Economic Performance

My grandfather used to say that all wealth comes from the ground: one either mines it, grows it, or cuts it down. No town, he argued, could get by “only doing each others’ laundry”.

I find this a useful starting point for understanding where we are today, with enormous cities that do not seem to be mining, growing, or cutting. But, of course, being me, I think we also need to start with a definition of “wealth”. I suggest we think of wealth as possessing things we desire. If I have food and shelter and mate, I am wealthier than if I don’t. If I have the ability to travel as I wish, I am wealthier than if I don’t. If I have a high social status I am wealthier than if I don’t. I see wealth defined in terms of human nature. We can have long debates about whether we really desire this or that (yes, ice cream is desirable, but would eating 3 gallons a day really make us wealthier?), or on the “types of fun” (we’re stuck on the side of this mountain in a storm; cold, hungry, and tired. Boy, is this ever fun!), but I argue that all things that qualify as “wealth” are founded directly or indirectly on what we want as humans. “Wealth” has come to be synonymous with money since money provides access to (most) of the things defined above, but I find the distinction useful.

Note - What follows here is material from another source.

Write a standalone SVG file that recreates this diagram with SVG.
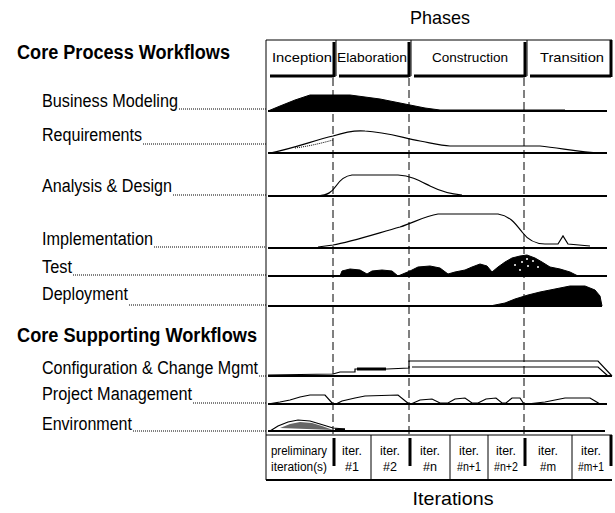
<svg xmlns="http://www.w3.org/2000/svg" width="615" height="513" viewBox="0 0 615 513">
<defs>
<style>
text{font-family:"Liberation Sans",Arial,sans-serif;fill:#000}
.lbl{font-size:18px}
.hdr{font-size:20px;font-weight:bold}
.ph{font-size:13px;text-anchor:middle}
.it{font-size:12px;text-anchor:middle}
.ttl{font-size:19px;text-anchor:middle}
.thin{stroke:#000;stroke-width:1;fill:none}
.base{stroke:#000;stroke-width:2;fill:none}
.shadow{stroke:#000;stroke-width:3;fill:none}
.dash{stroke:#000;stroke-width:1;fill:none;stroke-dasharray:8,4}
.lead{stroke:#000;stroke-width:1;fill:none;stroke-dasharray:1,1}
.curve{stroke:#000;stroke-width:1.2;fill:none}
.fill{fill:#000;stroke:#000;stroke-width:1}
</style>
</defs>
<rect width="615" height="513" fill="#fff"/>

<text class="ttl" x="440" y="24" textLength="60" lengthAdjust="spacingAndGlyphs">Phases</text>
<text class="ttl" x="453" y="505" textLength="81" lengthAdjust="spacingAndGlyphs">Iterations</text>

<g id="frame">
<line class="thin" x1="266" y1="40" x2="612" y2="40"/>
<line class="thin" x1="266" y1="40" x2="266" y2="480"/>
<line class="base" x1="266" y1="480" x2="612" y2="480"/>
</g>

<g id="phases">
<g id="phase-inception">
<line class="shadow" x1="270" y1="76" x2="334" y2="76"/>
<line class="shadow" x1="334" y1="42" x2="334" y2="77"/>
<text class="ph" x="302" y="62" textLength="60" lengthAdjust="spacingAndGlyphs">Inception</text>
</g>
<g id="phase-elaboration">
<line class="thin" x1="336" y1="40" x2="336" y2="76"/>
<line class="shadow" x1="339" y1="76" x2="409" y2="76"/>
<line class="shadow" x1="409" y1="42" x2="409" y2="77"/>
<text class="ph" x="372" y="62" textLength="70" lengthAdjust="spacingAndGlyphs">Elaboration</text>
</g>
<g id="phase-construction">
<line class="thin" x1="411" y1="40" x2="411" y2="76"/>
<line class="shadow" x1="414" y1="76" x2="525" y2="76"/>
<line class="shadow" x1="525" y1="42" x2="525" y2="77"/>
<text class="ph" x="470" y="62" textLength="76" lengthAdjust="spacingAndGlyphs">Construction</text>
</g>
<g id="phase-transition">
<line class="thin" x1="527" y1="40" x2="527" y2="76"/>
<line class="shadow" x1="530" y1="76" x2="611" y2="76"/>
<line class="shadow" x1="611" y1="40" x2="611" y2="77"/>
<text class="ph" x="572" y="62" textLength="64" lengthAdjust="spacingAndGlyphs">Transition</text>
</g>
</g>

<g id="headers">
<text class="hdr" x="17" y="59" textLength="213" lengthAdjust="spacingAndGlyphs">Core Process Workflows</text>
<text class="hdr" x="17" y="342" textLength="240" lengthAdjust="spacingAndGlyphs">Core Supporting Workflows</text>
</g>

<g id="connectors">
<line class="dash" x1="333" y1="78" x2="333" y2="436"/>
<line class="dash" x1="409" y1="78" x2="409" y2="436"/>
<line class="dash" x1="524" y1="78" x2="524" y2="436"/>
<line class="lead" x1="179" y1="109" x2="266" y2="109"/>
<line class="lead" x1="143" y1="144" x2="266" y2="144"/>
<line class="lead" x1="173" y1="195" x2="266" y2="195"/>
<line class="lead" x1="154" y1="247" x2="266" y2="247"/>
<line class="lead" x1="73" y1="275" x2="266" y2="275"/>
<line class="lead" x1="129" y1="305" x2="266" y2="305"/>
<line class="lead" x1="259" y1="376" x2="266" y2="376"/>
<line class="lead" x1="193" y1="403" x2="266" y2="403"/>
<line class="lead" x1="133" y1="431" x2="266" y2="431"/>
</g>

<g id="business-modeling">
<text class="lbl" x="42" y="107" textLength="136" lengthAdjust="spacingAndGlyphs">Business Modeling</text>
<path class="fill" d="M268,111 L280,106 L295,100 L310,95 L350,95 L380,99 L405,104 L425,108 L440,110 L565,110 L565,111 Z"/>
<line class="base" x1="268" y1="111" x2="607" y2="111"/>
</g>

<g id="requirements">
<text class="lbl" x="42" y="141" textLength="100" lengthAdjust="spacingAndGlyphs">Requirements</text>
<path class="curve" d="M270,153 C295,148 315,140 333,136 C345,132 355,130 365,131 C385,132 400,137 420,141 C435,144 442,146 450,146 L540,146 C560,148 580,152 600,153"/>
<path class="lead" d="M295,148 C310,146 322,143 333,140"/>
<line class="base" x1="268" y1="153" x2="607" y2="153"/>
</g>

<g id="analysis-design">
<text class="lbl" x="42" y="192" textLength="130" lengthAdjust="spacingAndGlyphs">Analysis &amp; Design</text>
<path class="curve" d="M318,196 C328,195 332,192 336,186 C340,180 344,176 352,175 L398,175 C412,176 420,181 430,186 C440,191 450,194 462,195"/>
<line class="base" x1="268" y1="196" x2="607" y2="196"/>
</g>

<g id="implementation">
<text class="lbl" x="42" y="245" textLength="111" lengthAdjust="spacingAndGlyphs">Implementation</text>
<path class="curve" d="M318,247 L333,245 C350,242 375,234 400,227 C415,222 425,216 438,214 L498,214 C510,216 515,223 522,232 C528,240 535,244 545,244 L558,244 L563,236 L568,244 L590,246"/>
<line class="base" x1="268" y1="248" x2="607" y2="248"/>
</g>

<g id="test">
<text class="lbl" x="42" y="273" textLength="30" lengthAdjust="spacingAndGlyphs">Test</text>
<path class="fill" d="M340,276 L342,271 L350,269 L360,270 L367,274 L372,271 L382,270 L392,271 L398,276 L410,271 L418,267 L430,266 L440,268 L448,274 L455,272 L465,270 L472,267 L480,264 L487,266 L492,272 L498,267 L505,262 L512,258 L520,256 L527,255 L535,258 L542,262 L550,267 L560,269 L570,272 L578,276 Z"/>
<g fill="#fff">
<circle cx="515" cy="265" r="1"/><circle cx="522" cy="262" r="1"/><circle cx="528" cy="266" r="1"/><circle cx="533" cy="261" r="1"/><circle cx="538" cy="267" r="1"/><circle cx="520" cy="270" r="1"/><circle cx="527" cy="259" r="1"/>
</g>
<line class="base" x1="268" y1="276" x2="607" y2="276"/>
</g>

<g id="deployment">
<text class="lbl" x="42" y="300" textLength="86" lengthAdjust="spacingAndGlyphs">Deployment</text>
<path class="fill" d="M490,306 L505,303 L515,299 L528,295 L540,292 L555,289 L570,286 L585,286 L595,290 L600,296 L602,306 Z"/>
<line class="base" x1="268" y1="306" x2="602" y2="306"/>
</g>

<g id="config-change-mgmt">
<text class="lbl" x="42" y="374" textLength="216" lengthAdjust="spacingAndGlyphs">Configuration &amp; Change Mgmt</text>
<path class="curve" d="M268,375 L333,374 L340,372 L355,372 L355,369 L387,369 L409,368 L409,361 L598,361 L612,376"/>
<line class="shadow" x1="357" y1="369" x2="386" y2="369"/>
<path class="curve" d="M412,367 L598,367 L608,376"/>
<line class="base" x1="268" y1="376" x2="612" y2="376"/>
</g>

<g id="project-management">
<text class="lbl" x="42" y="400" textLength="150" lengthAdjust="spacingAndGlyphs">Project Management</text>
<path class="curve" d="M268,404 L280,402 L290,400 L300,397 L310,395 L325,395 L333,404 M336,404 L342,401 L355,398 L365,396 L398,395 L409,404 M411,404 L420,400 L432,399 L440,403 L448,403 L455,399 L465,398 L472,403 L478,403 L486,399 L496,398 L502,403 L506,403 L512,398 L520,398 L524,404 M527,404 L545,402 L555,400 L565,398 L590,398 L600,404"/>
<line class="base" x1="268" y1="404" x2="607" y2="404"/>
</g>

<g id="environment">
<text class="lbl" x="42" y="430" textLength="90" lengthAdjust="spacingAndGlyphs">Environment</text>
<path class="curve" d="M270,431 L278,426 L288,422 L298,420 L310,421 L320,424 L333,428 L345,429"/>
<path d="M280,428 L290,424 L300,422 L312,423 L322,426 L333,430 Z" fill="#000" opacity="0.6"/>
<line class="shadow" x1="335" y1="430" x2="345" y2="430"/>
<line class="lead" x1="345" y1="431" x2="420" y2="431"/>
<line class="base" x1="268" y1="431" x2="605" y2="431"/>
</g>

<g id="iterations">
<line class="thin" x1="266" y1="435" x2="612" y2="435"/>
<line class="shadow" x1="334" y1="438" x2="334" y2="466"/>
<line class="shadow" x1="410" y1="438" x2="410" y2="466"/>
<line class="shadow" x1="525" y1="438" x2="525" y2="466"/>
<line class="shadow" x1="611" y1="435" x2="611" y2="466"/>
<line class="thin" x1="371" y1="435" x2="371" y2="480"/>
<line class="thin" x1="450" y1="435" x2="450" y2="480"/>
<line class="thin" x1="488" y1="435" x2="488" y2="480"/>
<line class="thin" x1="572" y1="435" x2="572" y2="480"/>
<g id="iter-prelim"><text class="it" x="299" y="455" textLength="56" lengthAdjust="spacingAndGlyphs">preliminary</text><text class="it" x="299" y="471" textLength="56" lengthAdjust="spacingAndGlyphs">iteration(s)</text></g>
<g id="iter-1"><text class="it" x="352" y="455" textLength="20" lengthAdjust="spacingAndGlyphs">iter.</text><text class="it" x="352" y="471" textLength="14" lengthAdjust="spacingAndGlyphs">#1</text></g>
<g id="iter-2"><text class="it" x="390" y="455" textLength="20" lengthAdjust="spacingAndGlyphs">iter.</text><text class="it" x="390" y="471" textLength="14" lengthAdjust="spacingAndGlyphs">#2</text></g>
<g id="iter-n"><text class="it" x="430" y="455" textLength="20" lengthAdjust="spacingAndGlyphs">iter.</text><text class="it" x="430" y="471" textLength="14" lengthAdjust="spacingAndGlyphs">#n</text></g>
<g id="iter-n1"><text class="it" x="469" y="455" textLength="20" lengthAdjust="spacingAndGlyphs">iter.</text><text class="it" x="469" y="471" textLength="24" lengthAdjust="spacingAndGlyphs">#n+1</text></g>
<g id="iter-n2"><text class="it" x="506" y="455" textLength="20" lengthAdjust="spacingAndGlyphs">iter.</text><text class="it" x="506" y="471" textLength="24" lengthAdjust="spacingAndGlyphs">#n+2</text></g>
<g id="iter-m"><text class="it" x="548" y="455" textLength="20" lengthAdjust="spacingAndGlyphs">iter.</text><text class="it" x="548" y="471" textLength="16" lengthAdjust="spacingAndGlyphs">#m</text></g>
<g id="iter-m1"><text class="it" x="591" y="455" textLength="20" lengthAdjust="spacingAndGlyphs">iter.</text><text class="it" x="591" y="471" textLength="26" lengthAdjust="spacingAndGlyphs">#m+1</text></g>
</g>
</svg>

Energy, historically either dug up or cut down, is a key to wealth. A warm home in winter, a tractor for plowing, refrigerators for unspoiled food, hot water for showers, lights in the darkness, and motors to take us essentially anywhere we want to go. Of course, we also need to dig up the steel to make the tractor, the fridge, and the motors. And we need to know how to do this digging and making. And we need the time to dig and make. And we need the labor to either do the digging and making or to operate the machines that do.

There is a school of thought that says wealth and resource consumption are the same thing. That we are wealthy in direct proportion to how much we dig, grow, and cut. But let’s review: the digging and making are costs we incur to become wealthier. To the extent we can do less of these things and still get what we want, then we are wealthier still due to reduced “costs”. An automobile today is, arguably, better than those of earlier times. Faster, safer, and more comfortable. They are much lighter and use vastly less fuel. I argue that we are getting more wealth with less “cost”, that is, we don’t have to dig up as much stuff to get an (even better) chunk of wealth.

There is, to be sure, the wanton consumption of resources as an in-your-face show of status, in essence, “I can prove I’m rich ’cause I can, and am, trashing stuff you would kill to have”. But setting this edge-case aside, I submit that wealth and resource consumption are not inexorably locked in fixed proportion. And the difference is technology: the smarter we get, the fewer resources we need to attain the same, or better, wealth goals. (We can, if we like, think of resource consumption as “recurring expenses” and technology as “one-time expenses”.)

Let’s expand this a bit. I would argue that the Economy can be understood as the engine of wealth. Our Economy is just the name we give for the activities we pursue to maintain and increase our wealth. And, as Steven Pinker has pointed out, the discovery that other people are worth more as trading partners than as murder targets, has incidentally provided us with another, previously unimaginable, source of wealth: dramatic reductions in violence. (We can, if we like, think of trading partners as “recurring income” and murder/theft as “one-time income”.)

The world economy has brought us everything from governments to space exploration, to scientific discovery, to cameras and cars, to TV and phones, to fresh food and flights to warm sand and clear water. I claim that today we live better lives, knowing more about the Universe, its nature, and ourselves, than any of our ancestors did, or could have imagined, and that a thriving economy is the cornerstone of our luck.

But, you say, resource extraction, caused by economic activity, is destroying ecosystems, polluting the air, and creating a run-away furnace of our once lovely, stable climate! I agree. But here is what excites me: it appears, as above, that resource consumption and economic activity are not strictly linked. Consider a new SUV that costs $40,000 and weighs 2,000 kg. And a smartphone that costs $600 and weights 120 grams. The SUV produces $20 of economic activity per kg of resource, and the 11,000 kg of gasoline it might consume only generates about $1.50 of economic activity per kg, for a total of about $4.30 per kg. The smartphone produces $5,000 per kg, or about 1,100 times more economic activity than the SUV per kg of stuff we dig up. I think of this as “economic performance”; how much economic activity (good) we get for how little resource use (bad).

Arguably we can not, and do not want to, have an economy that makes only small computers. But the introduction and rapid expansion of this category, and the general rise of items with lots of value added to not much resource, means that we can increase our overall economic activity—and its attendant virtues—while reducing the dangerous and destructive resource consumption required to achieve it.

To be clear, I am not saying increased economic performance guarantees escape from a climate, or other, Black-Swan-style catastrophe, but I am saying that increasing economic performance suggests both a direction to pursue in our economic and policy efforts, a guide in our purchase decisions, and the possibility of simultaneously imagining both our continued pursuit of wealth and a future for Civilization without the aid of hallucinations.